━━━ RECORDS FOR THE TASK

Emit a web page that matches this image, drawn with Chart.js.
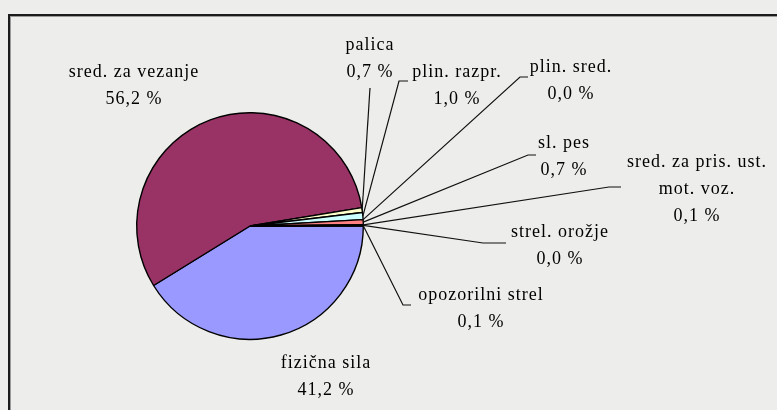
<!DOCTYPE html>
<html>
<head>
<meta charset="utf-8">
<script src="https://cdn.jsdelivr.net/npm/chart.js@4"></script>
<style>
  html, body { margin: 0; padding: 0; background: #ededeb; overflow: hidden; }
  #frame {
    position: absolute; left: 8px; top: 14px; width: 800px; height: 420px;
    border-top: 2px solid #1b1b1b; border-left: 2px solid #1b1b1b;
    box-shadow: inset 1px 1px 0 #9a9a9a;
  }
  #chart { position: absolute; left: 0; top: 0; }
</style>
</head>
<body>
<div id="frame"></div>
<canvas id="chart" width="777" height="410"></canvas>
<script>
/* ── Data ─────────────────────────────────────────────────────────────────── */
const CATEGORIES = [
  ['fizična sila'],
  ['sred. za vezanje'],
  ['palica'],
  ['plin. razpr.'],
  ['plin. sred.'],
  ['sl. pes'],
  ['sred. za pris. ust.', 'mot. voz.'],
  ['strel. orožje'],
  ['opozorilni strel'],
];
const SHARES = [41.2, 56.2, 0.7, 1.0, 0.0, 0.7, 0.1, 0.0, 0.1];

/* Excel-style default pie palette */
const COLORS = ['#9999ff', '#993366', '#ffffcc', '#ccffff', '#660066', '#ff8080', '#0066cc', '#ccccff', '#000080'];

/* Label layout: text centre x, first line y, optional leader (elbow, end) */
const LABEL_LAYOUT = [
  { x: 326, y: 363 },
  { x: 134, y: 72 },
  { x: 370, y: 45, lead: [[370, 88]] },
  { x: 457, y: 72, lead: [[399, 81], [408, 81]] },
  { x: 571, y: 67, lead: [[520, 77], [528, 77]] },
  { x: 564, y: 143, lead: [[528, 155], [536, 155]] },
  { x: 697, y: 162, lead: [[609, 187], [621, 187]] },
  { x: 560, y: 232, lead: [[483, 243], [506, 243]] },
  { x: 481, y: 295, lead: [[403, 305], [411, 305]] },
];

const fmtPct = v => v.toFixed(1).replace('.', ',') + ' %';

/* ── Labels + leader lines ─────────────────────────────────────────────────── */
const pieLabels = {
  id: 'pieLabels',
  afterDraw(chart) {
    const ctx = chart.ctx;
    const arcs = chart.getDatasetMeta(0).data;
    ctx.save();
    ctx.strokeStyle = '#111';
    ctx.lineWidth = 1.2;
    arcs.forEach((arc, i) => {
      const lay = LABEL_LAYOUT[i];
      if (!lay.lead) return;
      const { x, y, startAngle, endAngle, outerRadius } = arc.getProps(['x', 'y', 'startAngle', 'endAngle', 'outerRadius'], true);
      const mid = (startAngle + endAngle) / 2;
      ctx.beginPath();
      ctx.moveTo(x + Math.cos(mid) * outerRadius, y + Math.sin(mid) * outerRadius);
      lay.lead.forEach(p => ctx.lineTo(p[0], p[1]));
      ctx.stroke();
    });

    ctx.fillStyle = '#000';
    ctx.font = '18px "Liberation Serif", "Times New Roman", serif';
    ctx.textAlign = 'center';
    ctx.textBaseline = 'middle';
    if ('letterSpacing' in ctx) ctx.letterSpacing = '1px';
    CATEGORIES.forEach((lines, i) => {
      const lay = LABEL_LAYOUT[i];
      const all = [...lines, fmtPct(SHARES[i])];
      all.forEach((t, k) => ctx.fillText(t, lay.x, lay.y + k * 27));
    });
    ctx.restore();
  },
};

new Chart(document.getElementById('chart'), {
  type: 'pie',
  data: {
    labels: CATEGORIES.map(l => l.join(' ')),
    datasets: [{
      data: SHARES,
      backgroundColor: COLORS,
      borderColor: '#000',
      borderWidth: 1.4,
    }],
  },
  options: {
    responsive: false,
    animation: false,
    rotation: 90,
    layout: { padding: { left: 136, right: 413, top: 112, bottom: 70 } },
    plugins: {
      legend: { display: false },
      tooltip: { enabled: false },
    },
  },
  plugins: [pieLabels],
});
</script>
</body>
</html>
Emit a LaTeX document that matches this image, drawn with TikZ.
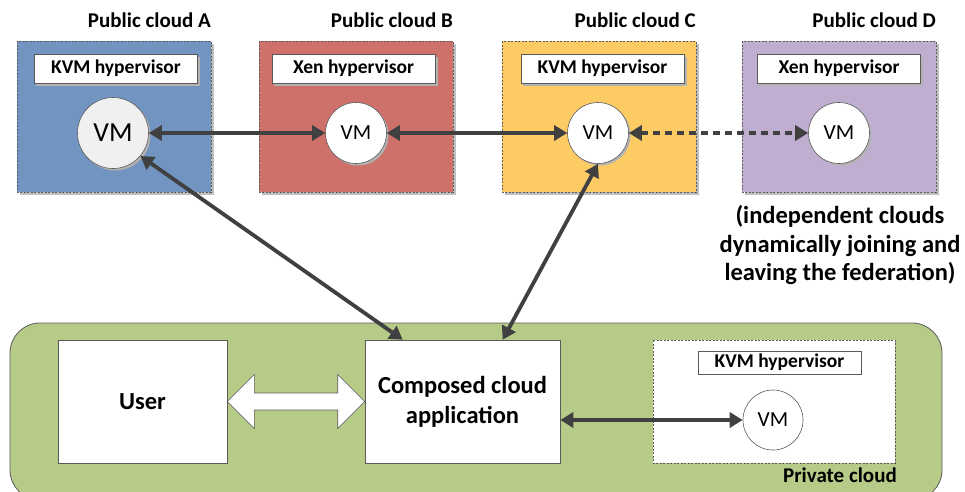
\documentclass[tikz,border=0pt]{standalone}
\usepackage{fontspec}
\setmainfont{Carlito}
\usetikzlibrary{arrows.meta,calc}
\definecolor{cloudA}{RGB}{114,148,192}
\definecolor{cloudB}{RGB}{205,113,106}
\definecolor{cloudC}{RGB}{253,203,100}
\definecolor{cloudD}{RGB}{191,174,208}
\definecolor{privgreen}{RGB}{182,203,136}
\definecolor{linkgray}{RGB}{64,64,64}
\definecolor{edgegray}{RGB}{90,90,90}
\tikzset{
  x=1pt, y=-1pt,
  cloudbox/.style={draw=edgegray, dashed, line width=0.6pt, dash pattern=on 2pt off 1.5pt},
  hyperbox/.style={draw=edgegray, fill=white, line width=0.6pt, minimum width=163pt, minimum height=29pt,
    font=\bfseries\fontsize{19.5}{22}\selectfont, inner sep=0pt},
  vmnode/.style={circle, draw=edgegray, fill=white, line width=0.6pt, minimum size=61pt, inner sep=0pt,
    font=\fontsize{21.5}{24}\selectfont},
  titletext/.style={font=\bfseries\fontsize{21}{24}\selectfont, anchor=east, inner sep=0pt},
  link/.style={draw=linkgray, line width=3.8pt, {Triangle[length=13pt,width=15pt]}-{Triangle[length=13pt,width=15pt]}},
  appbox/.style={draw=edgegray, fill=white, line width=0.6pt, inner sep=0pt, align=center,
    font=\bfseries\fontsize{24.5}{30}\selectfont},
}
\begin{document}
\begin{tikzpicture}
\useasboundingbox (0,0) rectangle (965,491);

% ---- public clouds ----
\foreach \nm/\xa/\xb/\col/\lab in {A/17/211/cloudA/A, B/259/453/cloudB/B, C/502/696/cloudC/C, D/742/936/cloudD/D}{
  \fill[black!25] (\xa+3,44) rectangle (\xb+3,195);
  \fill[\col] (\xa,41) rectangle (\xb,192);
  \draw[cloudbox] (\xa,41) rectangle (\xb,192);
  \node[titletext] (title\nm) at (\xb,20) {Public cloud \lab};
}

% hypervisor labels (with a light shadow)
\foreach \nm/\cx/\lab in {A/116/KVM hypervisor, B/353.5/Xen hypervisor, C/602.5/KVM hypervisor, D/839/Xen hypervisor}{
  \fill[black!30] (\cx-80,57) rectangle (\cx+84,86);
  \node[hyperbox] (hyp\nm) at (\cx,68.5) {\lab};
}

% virtual machines
\fill[black!30] (115,135) circle (35.5);
\node[vmnode, fill=black!6, minimum size=71pt, font=\fontsize{27.5}{30}\selectfont] (vmA) at (113,133) {VM};
\foreach \nm/\cx in {B/356, C/598, D/839}{
  \fill[black!30] (\cx+2,135) circle (30.5);
  \node[vmnode] (vm\nm) at (\cx,133) {VM};
}

% explanatory note
\node[font=\bfseries\fontsize{24.5}{28.5}\selectfont, align=center, inner sep=0pt] (note) at (840,245)
  {(independent clouds\\dynamically joining and\\leaving the federation)};

% ---- private cloud ----
\draw[fill=privgreen, draw=edgegray, line width=0.8pt, rounded corners=30pt] (10,323) rectangle (942,500);
\node[font=\bfseries\fontsize{21}{24}\selectfont, anchor=east, inner sep=0pt] (privlabel) at (897,475) {Private cloud};

\node[appbox, minimum width=169pt, minimum height=123pt] (user) at (142.5,401.5) {User};
\node[appbox, minimum width=195pt, minimum height=123pt] (app) at (462.5,401.5) {Composed cloud\\application};

\fill[white] (653,340) rectangle (895,463);
\draw[cloudbox] (653,340) rectangle (895,463);
\node[hyperbox, minimum width=163pt, minimum height=23pt] (hypP) at (779.5,362.5) {KVM hypervisor};
\node[vmnode, minimum size=60pt] (vmP) at (773,420) {VM};

% wide double arrow between user and application
\coordinate (ul) at (user.east);
\coordinate (ar) at (app.west);
\draw[fill=white, draw=edgegray, line width=0.6pt]
  (ul) -- ++(27,-27) -- ++(0,18.5) -- ($(ar)+(-27,-8.5)$) -- ++(0,-18.5) -- (ar)
  -- ++(-27,27) -- ++(0,-18.5) -- ($(ul)+(27,8.5)$) -- ++(0,18.5) -- cycle;

% ---- connectors ----
\draw[link] (vmA) -- (vmB);
\draw[link] (vmB) -- (vmC);
\draw[link, dash pattern=on 7pt off 5pt] (vmC) -- (vmD);
\draw[link] (vmA.-40) -- ($(app.north west)+(38,0)$) coordinate (appTopL);
\draw[link] (vmC.-90) -- ($(app.north west)+(138,0)$) coordinate (appTopR);
\draw[link] (app.east |- vmP) -- (vmP);
\end{tikzpicture}
\end{document}
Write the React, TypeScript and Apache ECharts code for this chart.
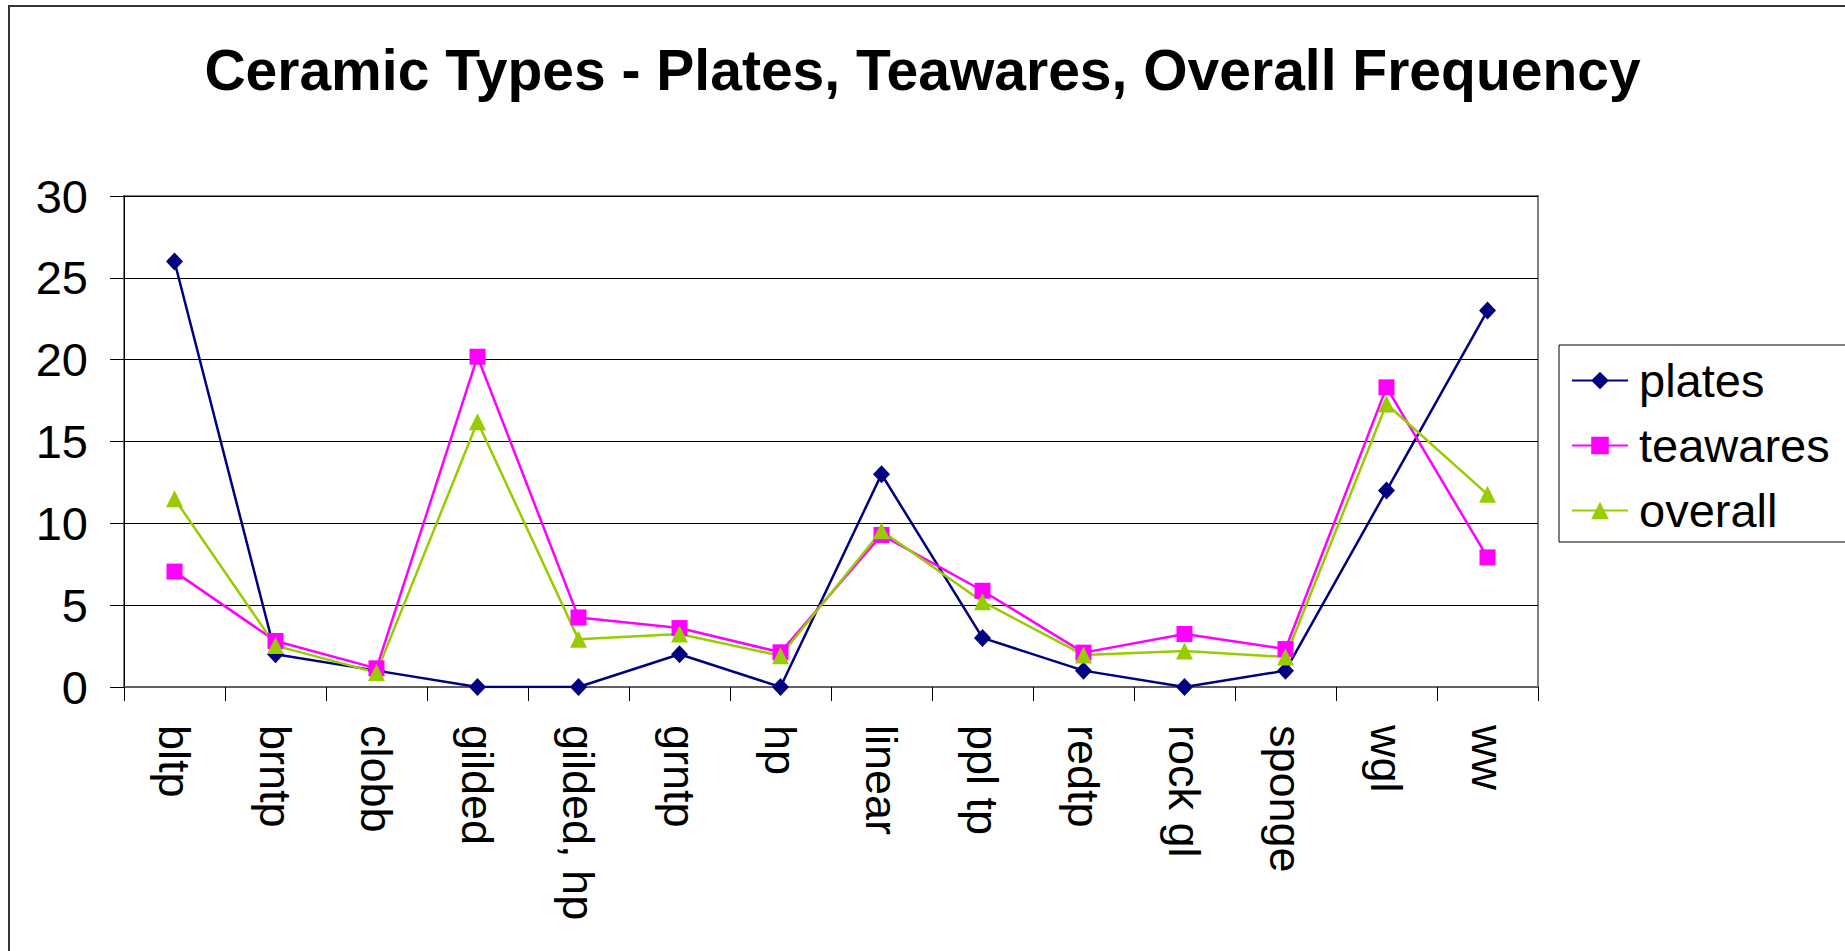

━━━━━━

WHAT TO DO
Collect each line containing the string "matches".

RESPONSE TO THIS TASK
Emit a web page that matches this image, drawn with Chart.js.
Emit a LaTeX document that matches this image, drawn with TikZ.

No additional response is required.